The intentional response: don't dump someone over a single beige flag; almost everyone has a few, and a boring detail is not a character defect. Do notice when an entire profile is beige — not because the person is bland, but because they haven't shown you anything yet. The move isn't to swipe away; it's to ask the one question that gets them off the template and into a real answer.

The Ick

A sudden, often irrational flash of turn-off toward someone you were into — set off by some small, specific thing.

Everything's going well, and then they chase the bus, or use a word that makes you wince, or do something tiny and unremarkable — and a wave of repulsion arrives out of nowhere. That's the ick: attraction curdling on a trivial trigger, sometimes irreversibly. It feels like a verdict, but it doesn't always come from a reliable place.

The intentional response: interrogate it before you obey it. Sometimes the ick is your gut correctly flagging a real problem — he was sharp with the waiter, she lied about something small — and that's genuine information worth heeding. But sometimes it's anxiety or a fear of getting close, dressed up as disgust over how someone jogged. Ask which one this is: a values-and-respect signal, or your own avoidance looking for an exit. The first deserves your attention; the second deserves your skepticism.

Cookie-Jarring

Keeping someone on the back burner as a safety option while you pursue someone you'd rather have.

Cookie-jarring is keeping a hand in the cookie jar — holding onto one person as a comfortable fallback while your real energy goes toward someone else. The back-burner partner gets just enough warmth to stay interested and never quite enough to be chosen. The cruelty is in the maintenance: enough attention to keep you, never enough to commit to you.

The intentional response: the tell is effort that never matches the words — plans that don't firm up, “soon” that never arrives, availability that's always partial. If you suspect you're the jar, ask for something concrete — a real plan, a clear answer about where this is going — and watch what happens. Someone keeping a backup will dodge; someone genuinely interested will step up. You are allowed to be a priority, not a contingency.

Pick-Me Behavior

Performing low-maintenance, “not like the others” easiness to win approval — usually by hiding your own needs.

Pick-me behavior is shrinking yourself into whoever you think will get chosen: the effortlessly chill one, the one who never asks for anything, the one who's “not like other people” — sometimes by quietly putting those others down.
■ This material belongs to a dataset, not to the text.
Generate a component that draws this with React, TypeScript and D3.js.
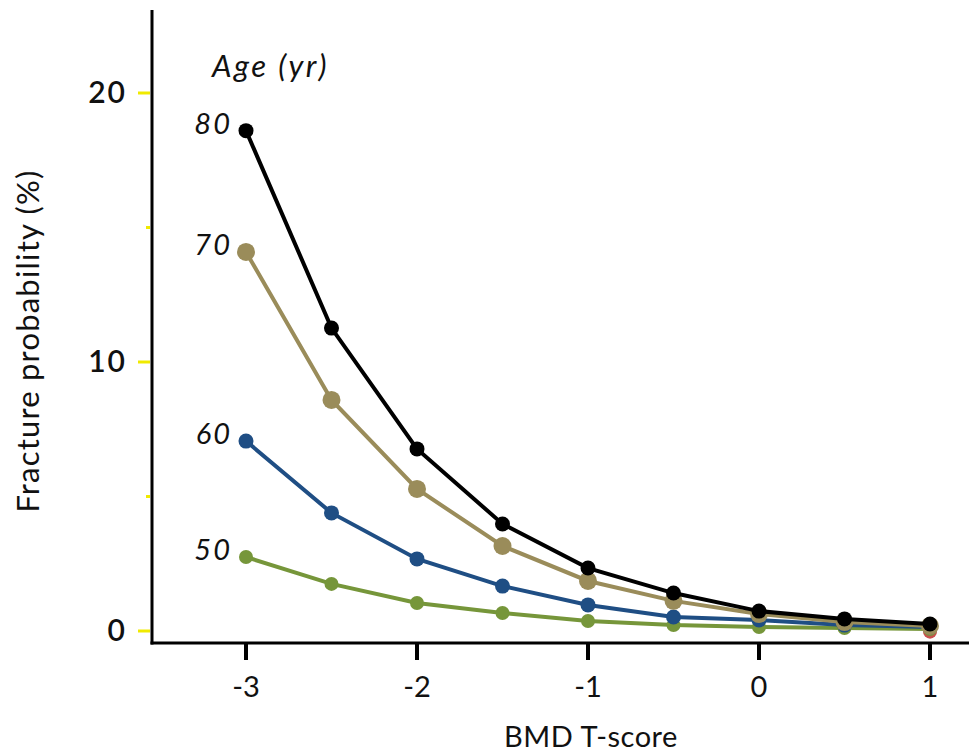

It can look like agreeing with everything, denying clear preferences, or treating your own needs as inconveniences to apologize for.

The intentional response: it backfires, because it builds a connection on a version of you that you can't sustain — and the bill always comes due. The intentional alternative is to state your preferences and needs early, even the small ones. The right person isn't won by a frictionless performance; they're drawn to a real person with edges and opinions. You never have to disappear yourself to be picked.

Why the Vocabulary Keeps Growing

Volume three exists for the same reason the first two did: modern dating runs on options and ambiguity, and that pairing keeps minting new flavors of half-committed behavior. Apps make it frictionless to hover in someone's orbit, to keep a backup warm, to present a personality-free profile and let the other person do the work. The slang multiplies because the behaviors do. Naming them isn't about building a rogues' gallery — most of this is thoughtless rather than cruel — it's about giving yourself the words to notice a pattern instead of quietly absorbing it.

The Same Throughline: Clarity Beats Decoding

If there's one lesson running under all three volumes, it's this: you can become a world-class decoder of other people's mixed signals — or you can spend that same energy seeking and offering clarity, and make most of the decoding unnecessary. Orbiting, cookie-jarring, the back-and-forth of the ick — nearly every term here lives in the gap between what someone does and what they've actually said out loud. Ask the direct question, state what you want, and weigh actions over hints, and these patterns lose most of their power to confuse you.

That's the whole idea behind dating with intention: not memorizing an ever-growing dictionary of evasions, but refusing to live in the ambiguity that breeds them. The terms help you spot the pattern. Clarity is what gets you out of it — and it remains a great deal more pleasant than waiting around for volume four.